Truth is, there is no "quitting". Only managing to stop for periods of time, which may be termed in a current mode as "indefinitately". One day at a time as they say. I've had plenty of experience quitting addictions, which does not necessarily refer to drugs/smoking or alcohol. What I have learned...best success comes with a change in mentality. I do not have to become emotional if I fail to maintain perfection. People can fail a thousand times before they succeed. I only have to maintain my effort and refocus my focus when I relapse. I've been off all crutches off and on various times for decades. But as a nod to being homosapian, I fail. You make things worse I have found, if you get all up in feelings when you make concessions to your humanity via relapse into a bad habit. For years now, I may have an occasional cigarette. Sometimes just to have a private celebration of an accomplishment standing next to my truck or in the backyard. OR, YES, even in a moment of weakness when something bothers me, I'll relent. Just keep positive as much as you can, don't dwell on failure. Most importantly, remember to reaffirm your positives. You'll be amazed how much telling yourself something good works. I do have confidence that I can limit myself to reasonable amounts of 'failure' if you will. Because I accept that I'll never be perfect and refuse to beat myself up if I had a cigarette after 7 months of not. I think that helps.Last edited: Jan 9, 2020
The coffee is hard. I have been drinking coffee nearly every day for 2 years. When I have coffee, I have a cigarette. Id probably probably smoke 5 cigarettes in the first two hours of the day with that coffee.

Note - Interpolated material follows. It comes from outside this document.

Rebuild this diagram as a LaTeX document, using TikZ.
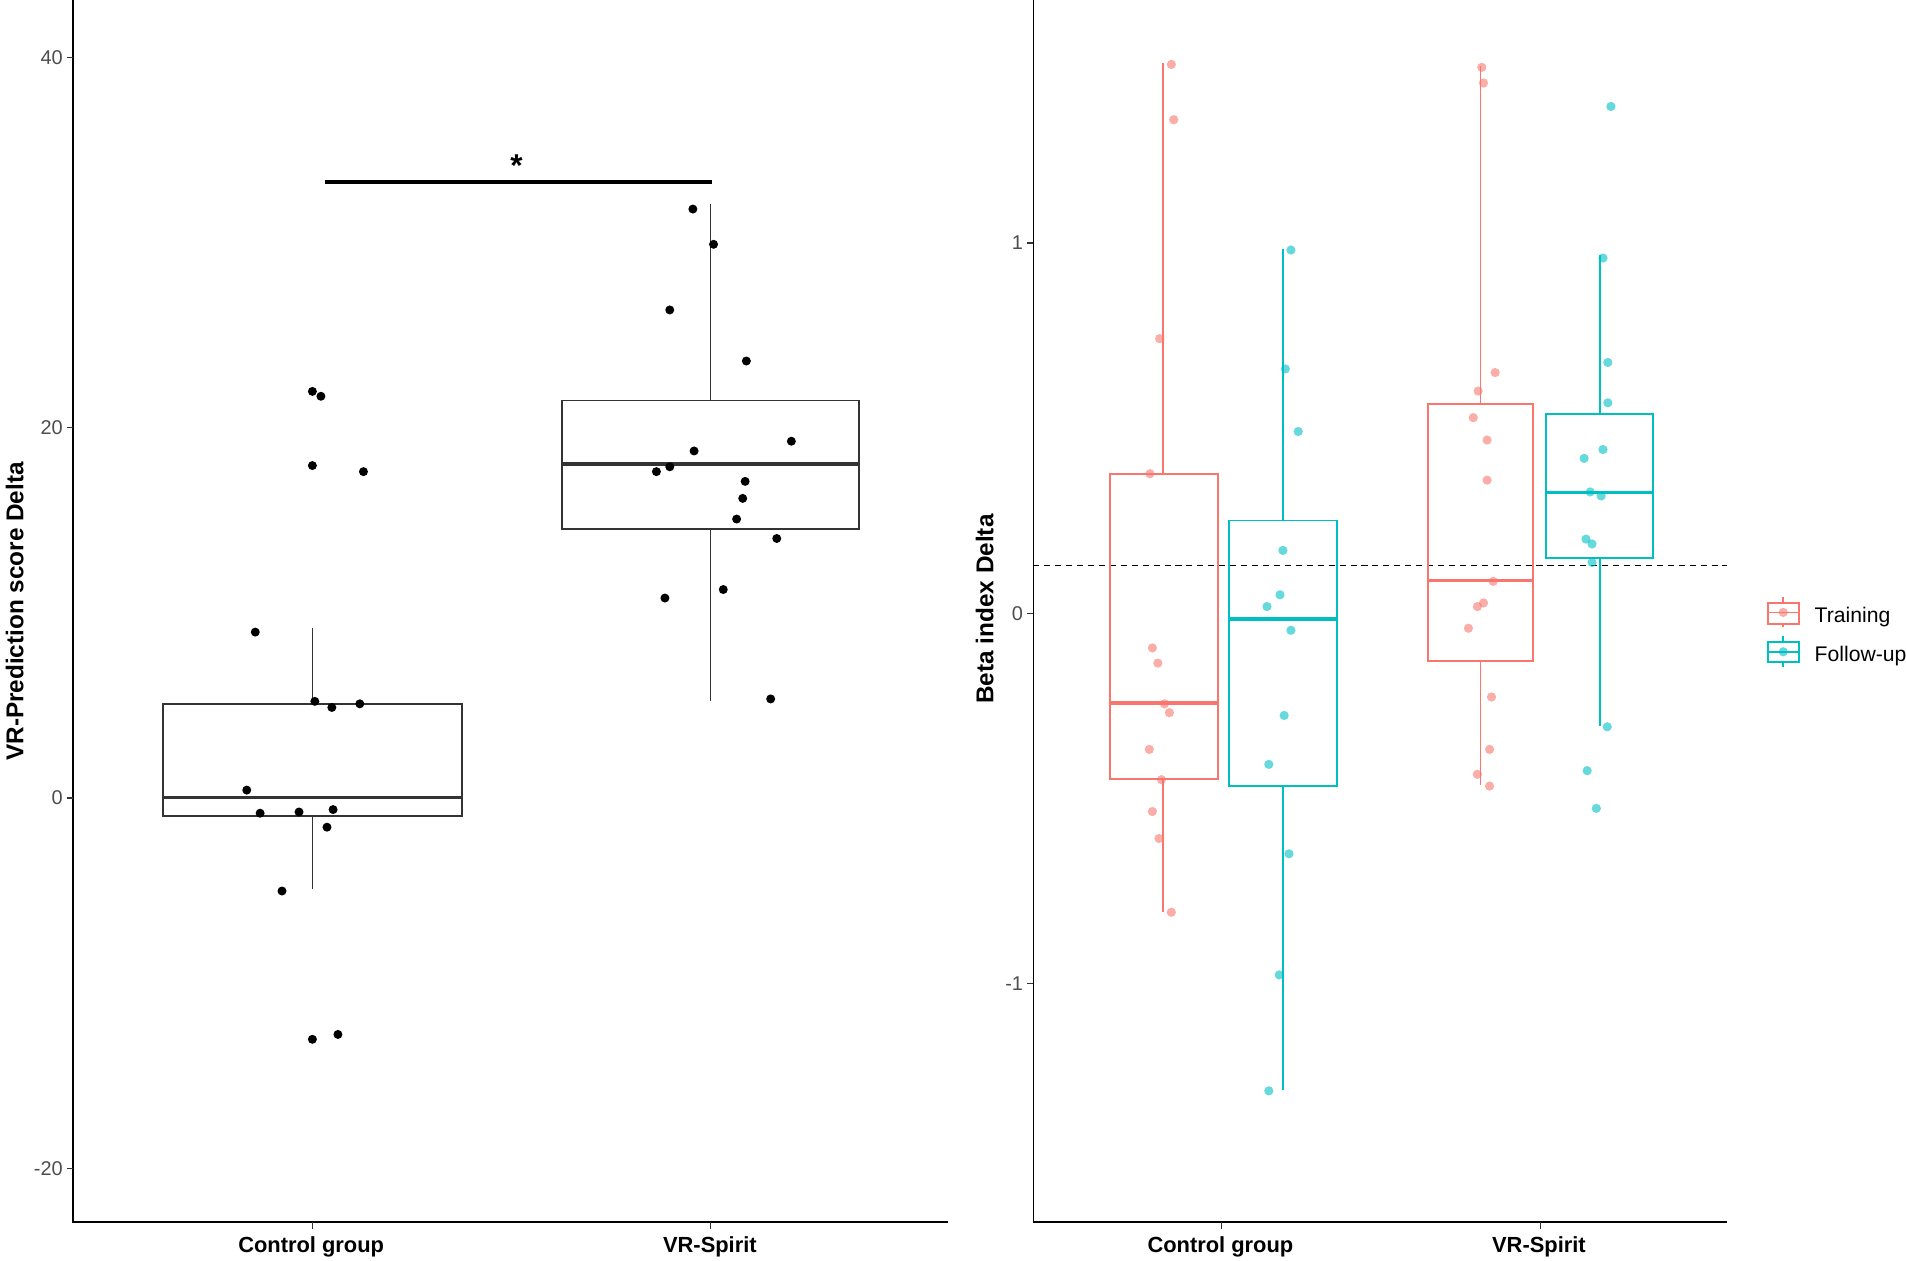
\documentclass[tikz,border=0pt]{standalone}
\usepackage{fontspec}
\setmainfont{Liberation Sans}
\definecolor{tr}{HTML}{F8766D}
\definecolor{fu}{HTML}{00BFC4}
\definecolor{ticktxt}{HTML}{4D4D4D}
\definecolor{boxline}{HTML}{333333}
\begin{document}
\begin{tikzpicture}[x=0.5pt,y=-0.5pt,
  axisline/.style={line width=1pt,black},
  axisthin/.style={line width=0.6pt,black},
  tickmark/.style={line width=0.5pt,black!80},
  ticklab/.style={font=\fontsize{8.2}{9}\selectfont,text=ticktxt,inner sep=0pt},
  grouplab/.style={font=\bfseries\fontsize{9}{10}\selectfont,inner sep=0pt},
  ytitle/.style={font=\bfseries\fontsize{10}{12}\selectfont,rotate=90,inner sep=0pt},
  bwbox/.style={line width=0.75pt,boxline},
  bwmed/.style={line width=1.5pt,boxline},
  bwwhisk/.style={line width=0.5pt,boxline},
  cbox/.style={line width=0.8pt},
  cmed/.style={line width=1.4pt},
  cwhisk/.style={line width=0.7pt},
  dotL/.style={fill=black},
  dotT/.style={fill=tr,fill opacity=0.6},
  dotF/.style={fill=fu,fill opacity=0.6},
  legtxt/.style={font=\fontsize{8.7}{10}\selectfont,inner sep=0pt,anchor=base west}
]
\useasboundingbox (0,0) rectangle (1568,1036.6);

% ================= LEFT PANEL =================
\draw[axisline] (60,0) -- (60,1005.5) -- (780,1005.5);
\foreach \v/\yy in {40/47.3,20/351.9,0/656.5,-20/961.1}{
  \draw[tickmark] (55,\yy) -- (60,\yy);
  \node[ticklab,anchor=east] (ly\v) at (52,\yy) {\v};
}
\draw[tickmark] (257,1005.5) -- (257,1011);
\draw[tickmark] (584.5,1005.5) -- (584.5,1011);
\node[grouplab] (lxc) at (256,1025.5) {Control group};
\node[grouplab] (lxv) at (584,1025.5) {VR-Spirit};
\node[ytitle] (lyt) at (12,503) {VR-Prediction score Delta};

% control box
\draw[bwwhisk] (257,579) -- (257,517);
\draw[bwwhisk] (257,671.5) -- (257,731.5);
\draw[bwbox,fill=white] (134,579) rectangle (380,671.5);
\draw[bwmed] (134,656) -- (380,656);
% VR box
\draw[bwwhisk] (584.5,329.5) -- (584.5,168);
\draw[bwwhisk] (584.5,435.5) -- (584.5,577);
\draw[bwbox,fill=white] (462,329.5) rectangle (706.5,435.5);
\draw[bwmed] (462,381.5) -- (706.5,381.5);

% significance bar
\draw[line width=1.8pt] (267,149.5) -- (586,149.5);
\node[font=\bfseries\fontsize{13}{14}\selectfont,inner sep=0pt,anchor=base] (sig) at (425,145) {*};

% points
\foreach \px/\py in {257/322,264/326,257/383,299/388,210/520,259/577,273/582,296/579,203/650,214/669,246/668,274/666,269/680.5,232/733,257/855,278/851,
570/172,587/201,551/255,614/297,651/363,571/371,551/384,540/388,613/396,611/410,606/427,639/443,595/485,547/492,634/575}
  \fill[dotL] (\px,\py) circle (1.85pt);

% ================= RIGHT PANEL =================
\draw[axisthin] (850,0) -- (850,1005.5);
\draw[axisline] (850,1005.5) -- (1421,1005.5);
\foreach \v/\yy in {1/200,0/504.5,-1/809}{
  \draw[tickmark] (845,\yy) -- (850,\yy);
  \node[ticklab,anchor=east] (ry\v) at (842,\yy) {\v};
}
\draw[tickmark] (1005,1005.5) -- (1005,1011);
\draw[tickmark] (1267.5,1005.5) -- (1267.5,1011);
\node[grouplab] (rxc) at (1004,1025.5) {Control group};
\node[grouplab] (rxv) at (1266,1025.5) {VR-Spirit};
\node[ytitle] (ryt) at (810,501) {Beta index Delta};

% dashed reference line
\draw[line width=0.5pt,black,dash pattern=on 2.5pt off 2pt] (850,465) -- (1421,465);

% Control - Training
\draw[cwhisk,tr] (957,389.7) -- (957,52);
\draw[cwhisk,tr] (957,641) -- (957,750);
\draw[cbox,tr] (913,389.7) rectangle (1001.7,641);
\draw[cmed,tr] (913,578.3) -- (1001.7,578.3);
% Control - Follow-up
\draw[cwhisk,fu] (1055.5,428.2) -- (1055.5,204.7);
\draw[cwhisk,fu] (1055.5,646.7) -- (1055.5,896.4);
\draw[cbox,fu] (1011,428.2) rectangle (1100,646.7);
\draw[cmed,fu] (1011,509.2) -- (1100,509.2);
% VR - Training
\draw[cwhisk,tr] (1218,332.7) -- (1218,54.7);
\draw[cwhisk,tr] (1218,543.8) -- (1218,646);
\draw[cbox,tr] (1175,332.7) rectangle (1261.5,543.8);
\draw[cmed,tr] (1175,477.6) -- (1261.5,477.6);
% VR - Follow-up
\draw[cwhisk,fu] (1316,340.7) -- (1316,209.6);
\draw[cwhisk,fu] (1316,459) -- (1316,597.2);
\draw[cbox,fu] (1271.6,340.7) rectangle (1359.8,459);
\draw[cmed,fu] (1271.6,405.3) -- (1359.8,405.3);

% points
\foreach \px/\py in {963.6/53,965.6/98.5,954/278.6,946/389.7,948/533,952.5/545.5,958/579,962/586.3,945.5/616.5,955.5/641.4,948/667.6,953.5/689.8,963.6/750.5,
1219/55.4,1220.4/68.3,1230/306.5,1216/321.7,1212/343.6,1223.4/362,1223.4/395,1228.4/478.3,1220.4/496,1215.4/499,1208/516.8,1227/573.4,1225.4/616.5,1215.4/637,1225.4/646.7}
  \fill[dotT] (\px,\py) circle (1.9pt);
\foreach \px/\py in {1062/205.7,1057.4/303.5,1068/355,1055.4/452.8,1053/489.3,1042.3/499,1062/518.5,1056.4/588.6,1043.8/628.8,1060.4/702.4,1052.4/802,1043.8/897.4,
1325.2/87.6,1318.7/212.3,1322.7/298.2,1322.7/331.4,1318.7/369.8,1303.2/377.1,1308.2/404.7,1317.2/408,1304.7/443.5,1309.7/447.5,1309.7/462.7,1322.2/597.9,1305.7/634,1313.2/665}
  \fill[dotF] (\px,\py) circle (1.9pt);

% ================= LEGEND =================
\draw[cwhisk,tr] (1467,490.8) -- (1467,515.7);
\draw[cbox,tr,fill=white] (1454.5,496) rectangle (1480,513);
\draw[cwhisk,tr] (1454.5,503.8) -- (1480,503.8);
\fill[dotT] (1467,503.8) circle (1.9pt);
\node[legtxt] (legT) at (1492.5,512.5) {Training};

\draw[cwhisk,fu] (1467,523.2) -- (1467,548.6);
\draw[cbox,fu,fill=white] (1454.5,527.8) rectangle (1480,544.6);
\draw[cwhisk,fu] (1454.5,536.2) -- (1480,536.2);
\fill[dotF] (1467,536.2) circle (1.9pt);
\node[legtxt] (legF) at (1492.5,544.3) {Follow-up};
\end{tikzpicture}
\end{document}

I have nicorette and my vape stick. So im getting my nicotene fix. But the nicotene isn't the hardest part. Its the habit. Cigarettes are ####ing great with coffee and after a nice meal.
I dont eat a whole lot on the road, probably because coffee suppresses the appetite.
I had a small cup yesterday and had a small cup today.
I have tried quitting many times. Each time I remember how nasty a cigarette tasted after not having one for a few days. And to be honest, they do taste nasty. They make everything stink like smoke. And they cost money. I keep reaching down for my pack. And instead of feeling bad and down because I don't have them, I turn that upside down and think positively, i think positive when I realize they're not there, because it means Ive accomplished something small.
I can breathe a little better and i can smell the air a little better. Also feel a little better, physically and mentally.
Just going to keep on giving myself encouragement and positive feedback.
Instead of thinking about what you dont have, think about what you do have, and what you could have.
There are too many trucks on the road.
I wish Swift and Werner would bite the dust along with Celadon.
I also wish they would increase training standards. Its easier to get a class A CDL than it is to get a license to cut someone's hair for money.
Btw I haven't heard from Captain Dave in quite a while. I miss his phone calls. I cant figure out if I was ever rude to him on the phone or something, if I offended him in any way. I always looked forward to his calls every couple weeks. Has anyone heard from him??